第一部は「教育と母性愛」をテーマにしている。三人兄弟の真ん中に生まれた本田次郎は幼い頃から乳母のお浜に育てられ、実家に戻ってからもしばしば母親のお民や祖母から自分が不公平に扱われている、もっと有体に言えば愛されていない、と感じていた。

やがて本田の家が傾くとともに、次郎は養子に出されるようにお民の実家、正木の家にご厄介になる。手狭な新家で祖母と角つきあわせるよりはその方が教育上よろしかろう、という周囲の配慮でもあった。

次郎がお民と和解したのは、第一部の終わり近くなってからである。結核を患ったお民は、孫(長男の恭一と三男の俊三)に病気が感染するのをおそれた祖母のはからいによって、その死まで実家での日々を過ごすことになった。

お民「子供って、ただ可愛がりさえすればいいのね」

いよいよ母子の永遠の別れのシーンでは涙したような気がするが、はっきり覚えていない。ただその頃の自分は愛されなかった子供としての次郎、つまりは「被害者」としての次郎にかなり同情的だったのではないだろうかと思う。 自分の境遇に重ね合わせて読んでいたのである。


それが、どうして朝倉先生登場の場面で挫折したのか?

おそらく、当時の自分には朝倉先生があまりにも「期待される教師像」に近すぎて、本当のこととは思えなかったのだと思う。うそ臭く感じてしまったのだと思う。…

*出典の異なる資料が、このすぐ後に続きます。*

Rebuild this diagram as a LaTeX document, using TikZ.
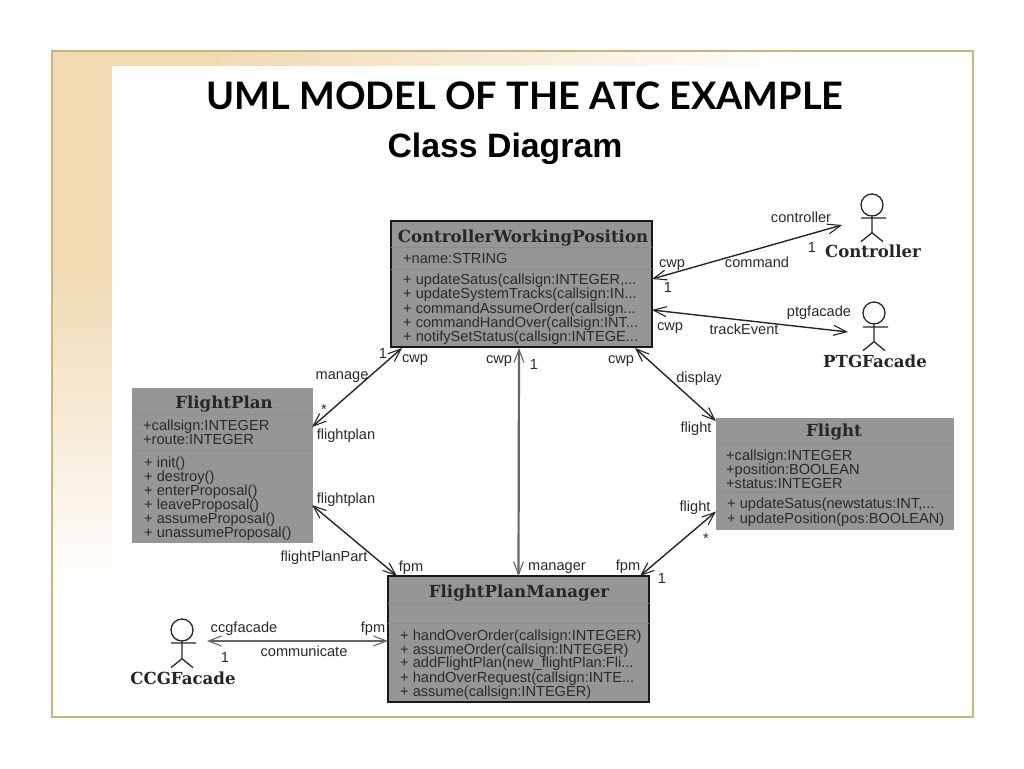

今回、当時の年齢の倍以上の年になって初めて、『次郎物語』を読了した。
まだ通して一読しただけでもあるので、感想はそのつど違ってくるかもしれないが、ただ日記に書き付けてそれで終わりにしてしまうのは自分にとってもったいない。気がついたことや感想などを、あとで検索などしなくてすむように、またいつでも書き足せるように、覚書のような形で記録しておきたい。